Death in the Desert: When There is Nowhere Left to Cross
But Carl also alludes to the more serious impact of Operation Safeguard, which was the growing number of migrant deaths, as discussed above. When he and Billy are sign cutting off South Sasabe Road (Route 286), he and Billy have this exchange.
Carl leaned against the truck. He suddenly looked disgusted. “You know, I’ve cut sign for years and this isn’t the first time I’ve ever done something like this. But it kills me to think about all the activity out here while those agents back in Nogey are just sitting on their hills reading War and Peace and waiting for border crossers to tumble into their arms.”
“You don’t sound too keen on Safeguard.”
“Never have been. But I’m not some fancy-shmancy politician in Washington calling the shots and thinking he knows better than I do behind his desk.” He shook his head. “It’s why the desert is getting all this traffic. It’s why all these people are dying. The only people who care are those who have lost someone. Fuck.”
Carl has a personal reason for being pretty frustrated with the number of people dying, which I won’t mention since it would be a spoiler. And Carl is just a fictional character as well. But his attitude is also indicative of the real-life Tucson Border Patrol Chief Ron Sanders who made the public admission that Safeguard was not solving any problems.

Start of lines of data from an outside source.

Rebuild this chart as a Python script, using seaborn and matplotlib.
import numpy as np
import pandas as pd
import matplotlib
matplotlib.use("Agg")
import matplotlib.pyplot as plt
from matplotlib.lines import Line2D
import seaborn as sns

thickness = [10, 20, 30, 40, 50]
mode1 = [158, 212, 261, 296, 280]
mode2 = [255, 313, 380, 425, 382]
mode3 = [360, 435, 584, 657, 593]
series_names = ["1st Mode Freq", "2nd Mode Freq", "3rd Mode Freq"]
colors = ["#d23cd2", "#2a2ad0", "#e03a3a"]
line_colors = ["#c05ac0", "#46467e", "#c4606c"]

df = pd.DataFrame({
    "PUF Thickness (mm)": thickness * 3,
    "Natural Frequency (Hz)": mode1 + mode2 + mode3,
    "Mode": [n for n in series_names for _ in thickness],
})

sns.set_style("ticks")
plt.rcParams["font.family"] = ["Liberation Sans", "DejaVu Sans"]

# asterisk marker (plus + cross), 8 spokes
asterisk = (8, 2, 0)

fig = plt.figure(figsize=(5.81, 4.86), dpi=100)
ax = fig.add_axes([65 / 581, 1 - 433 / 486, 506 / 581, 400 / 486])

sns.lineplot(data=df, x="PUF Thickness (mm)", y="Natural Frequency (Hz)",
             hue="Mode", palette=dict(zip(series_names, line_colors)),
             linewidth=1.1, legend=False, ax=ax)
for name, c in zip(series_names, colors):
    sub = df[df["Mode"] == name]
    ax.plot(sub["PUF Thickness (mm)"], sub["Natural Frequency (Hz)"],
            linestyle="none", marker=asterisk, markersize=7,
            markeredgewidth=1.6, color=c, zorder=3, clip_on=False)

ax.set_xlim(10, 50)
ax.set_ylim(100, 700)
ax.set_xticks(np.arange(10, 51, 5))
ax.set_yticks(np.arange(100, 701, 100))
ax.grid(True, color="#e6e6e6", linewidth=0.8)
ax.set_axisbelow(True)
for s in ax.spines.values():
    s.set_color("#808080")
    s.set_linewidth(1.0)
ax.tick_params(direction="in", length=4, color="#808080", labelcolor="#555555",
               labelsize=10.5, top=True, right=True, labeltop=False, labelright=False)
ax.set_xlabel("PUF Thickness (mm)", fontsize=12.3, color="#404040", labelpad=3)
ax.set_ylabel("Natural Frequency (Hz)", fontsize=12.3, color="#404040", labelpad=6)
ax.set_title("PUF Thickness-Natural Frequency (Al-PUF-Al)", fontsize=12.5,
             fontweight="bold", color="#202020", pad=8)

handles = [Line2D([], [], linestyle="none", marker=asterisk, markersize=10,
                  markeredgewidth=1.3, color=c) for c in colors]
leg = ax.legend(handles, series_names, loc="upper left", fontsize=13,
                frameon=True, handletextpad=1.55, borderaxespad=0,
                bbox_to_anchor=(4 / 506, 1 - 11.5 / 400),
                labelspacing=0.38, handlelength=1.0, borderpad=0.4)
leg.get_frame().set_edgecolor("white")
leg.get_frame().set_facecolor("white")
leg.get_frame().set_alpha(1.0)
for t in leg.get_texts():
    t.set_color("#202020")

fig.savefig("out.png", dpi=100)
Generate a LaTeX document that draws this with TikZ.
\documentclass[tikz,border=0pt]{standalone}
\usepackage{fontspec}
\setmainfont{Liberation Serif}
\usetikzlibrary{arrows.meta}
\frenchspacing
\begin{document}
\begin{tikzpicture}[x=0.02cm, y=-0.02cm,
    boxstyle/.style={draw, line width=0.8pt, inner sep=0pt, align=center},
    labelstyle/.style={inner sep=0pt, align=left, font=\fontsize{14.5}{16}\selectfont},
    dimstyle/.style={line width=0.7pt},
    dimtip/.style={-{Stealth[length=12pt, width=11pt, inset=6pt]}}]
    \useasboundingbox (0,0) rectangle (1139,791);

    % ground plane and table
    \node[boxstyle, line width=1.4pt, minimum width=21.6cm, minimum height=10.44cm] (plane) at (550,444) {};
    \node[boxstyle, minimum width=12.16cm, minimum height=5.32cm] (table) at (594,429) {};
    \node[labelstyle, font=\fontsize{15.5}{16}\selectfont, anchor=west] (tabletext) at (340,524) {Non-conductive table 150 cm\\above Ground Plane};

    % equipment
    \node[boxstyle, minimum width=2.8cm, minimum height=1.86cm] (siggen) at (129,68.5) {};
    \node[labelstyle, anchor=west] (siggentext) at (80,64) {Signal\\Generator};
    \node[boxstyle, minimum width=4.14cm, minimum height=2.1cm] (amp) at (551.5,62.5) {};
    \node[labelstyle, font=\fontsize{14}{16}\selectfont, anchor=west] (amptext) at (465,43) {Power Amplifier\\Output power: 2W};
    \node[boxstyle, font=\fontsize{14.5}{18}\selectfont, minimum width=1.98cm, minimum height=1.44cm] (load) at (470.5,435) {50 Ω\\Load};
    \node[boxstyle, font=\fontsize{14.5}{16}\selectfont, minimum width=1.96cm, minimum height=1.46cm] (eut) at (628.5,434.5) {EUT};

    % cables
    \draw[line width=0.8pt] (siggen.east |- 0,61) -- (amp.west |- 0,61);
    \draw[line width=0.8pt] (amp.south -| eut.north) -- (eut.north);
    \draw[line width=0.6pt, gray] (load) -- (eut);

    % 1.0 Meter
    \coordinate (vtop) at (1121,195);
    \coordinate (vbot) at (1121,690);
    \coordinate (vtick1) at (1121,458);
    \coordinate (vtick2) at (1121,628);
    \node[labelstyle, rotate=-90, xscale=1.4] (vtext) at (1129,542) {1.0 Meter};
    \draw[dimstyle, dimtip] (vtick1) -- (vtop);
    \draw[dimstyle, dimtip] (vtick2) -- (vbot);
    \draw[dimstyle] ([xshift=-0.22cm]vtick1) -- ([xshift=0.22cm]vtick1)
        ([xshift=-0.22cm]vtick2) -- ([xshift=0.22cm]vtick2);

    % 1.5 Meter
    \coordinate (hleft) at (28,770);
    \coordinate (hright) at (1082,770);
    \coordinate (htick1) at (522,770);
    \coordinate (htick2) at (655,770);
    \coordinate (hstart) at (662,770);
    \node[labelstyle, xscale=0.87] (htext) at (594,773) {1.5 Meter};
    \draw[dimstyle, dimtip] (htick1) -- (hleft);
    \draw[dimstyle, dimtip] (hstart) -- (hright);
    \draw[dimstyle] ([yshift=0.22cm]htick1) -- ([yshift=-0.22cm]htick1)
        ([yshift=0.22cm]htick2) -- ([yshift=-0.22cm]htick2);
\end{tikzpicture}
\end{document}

As quoted in an article, Samaritans in the Desert, that appeared in The Nation in May 2003, Sanders says he is astonished the deaths that occurred didn’t bring into question the Border Patrol initiatives of the 1990s. “…you’re killing people. If you had airplanes crashing in this country with the same numbers, you’d have everybody after the FAA. But since these people are Mexicans, no one seems to care. Somebody ought to be looking at them and saying, ‘Why aren’t you saving these lives?’”
Billy Maddox has his own reasons for joining the Border Patrol that have nothing to do with increasing border traffic. But by the time he joins, he enters a world where a strong concentration of agents and resources on the border has increased the number of arrests and also led to increasing numbers of alien deaths.